>>>>>

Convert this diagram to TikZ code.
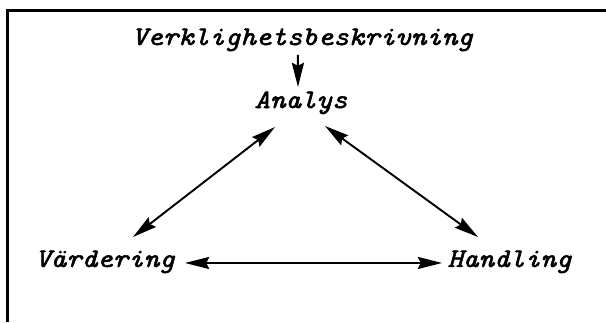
\documentclass[tikz,border=0pt]{standalone}
\usepackage{fontspec}
\newfontfamily\termfont[FakeStretch=1.1,FakeBold=2]{lmmono10-italic.otf}
\usetikzlibrary{arrows.meta}

\tikzset{
  term/.style={font=\termfont\fontsize{12.6}{15}\selectfont, inner sep=0pt, anchor=base},
  link/.style={line width=0.9pt}
}

\begin{document}
\begin{tikzpicture}[>={Stealth[length=0.4cm,width=0.2cm,inset=0.05cm]}]
            \useasboundingbox (0,0) rectangle (10,5.3135);
            % Frame: left and top edge only
            \draw[line width=1pt] (0.124,0) |- (10,5.14);
            % Terms
            \node[term] (verk) at (4.99,4.571) {Verklighetsbeskrivning};
            \node[term] (analys) at (4.967,3.531) {Analys};
            \node[term] (vard) at (1.733,0.908) {Värdering};
            \node[term] (hand) at (8.408,0.908) {Handling};
            % Description feeds the analysis
            \draw[link,->] ([shift={(-0.074,-0.165)}]verk.base) -- ([shift={(-0.05,0.347)}]analys.base);
            % Triangle of two-way arrows
            \draw[link,<->] ([shift={(-0.429,-0.314)}]analys.base) -- ([shift={(0.462,0.495)}]vard.base);
            \draw[link,<->] ([shift={(0.396,-0.297)}]analys.base) -- ([shift={(-0.52,0.495)}]hand.base);
            \draw[link,<->] ([shift={(1.32,0.066)}]vard.base) -- ([shift={(-1.114,0.066)}]hand.base);
        \end{tikzpicture}
\end{document}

<<<<<

**Your objective:**
Reproduce the data above in full, exactly as it is, with the pictures left out.

**Answer to this problem:**
Convert this diagram to TikZ code.
\documentclass[tikz,border=0pt]{standalone}
\usepackage{fontspec}
\newfontfamily\termfont[FakeStretch=1.1,FakeBold=2]{lmmono10-italic.otf}
\usetikzlibrary{arrows.meta}

\tikzset{
  term/.style={font=\termfont\fontsize{12.6}{15}\selectfont, inner sep=0pt, anchor=base},
  link/.style={line width=0.9pt}
}

\begin{document}
\begin{tikzpicture}[>={Stealth[length=0.4cm,width=0.2cm,inset=0.05cm]}]
            \useasboundingbox (0,0) rectangle (10,5.3135);
            % Frame: left and top edge only
            \draw[line width=1pt] (0.124,0) |- (10,5.14);
            % Terms
            \node[term] (verk) at (4.99,4.571) {Verklighetsbeskrivning};
            \node[term] (analys) at (4.967,3.531) {Analys};
            \node[term] (vard) at (1.733,0.908) {Värdering};
            \node[term] (hand) at (8.408,0.908) {Handling};
            % Description feeds the analysis
            \draw[link,->] ([shift={(-0.074,-0.165)}]verk.base) -- ([shift={(-0.05,0.347)}]analys.base);
            % Triangle of two-way arrows
            \draw[link,<->] ([shift={(-0.429,-0.314)}]analys.base) -- ([shift={(0.462,0.495)}]vard.base);
            \draw[link,<->] ([shift={(0.396,-0.297)}]analys.base) -- ([shift={(-0.52,0.495)}]hand.base);
            \draw[link,<->] ([shift={(1.32,0.066)}]vard.base) -- ([shift={(-1.114,0.066)}]hand.base);
        \end{tikzpicture}
\end{document}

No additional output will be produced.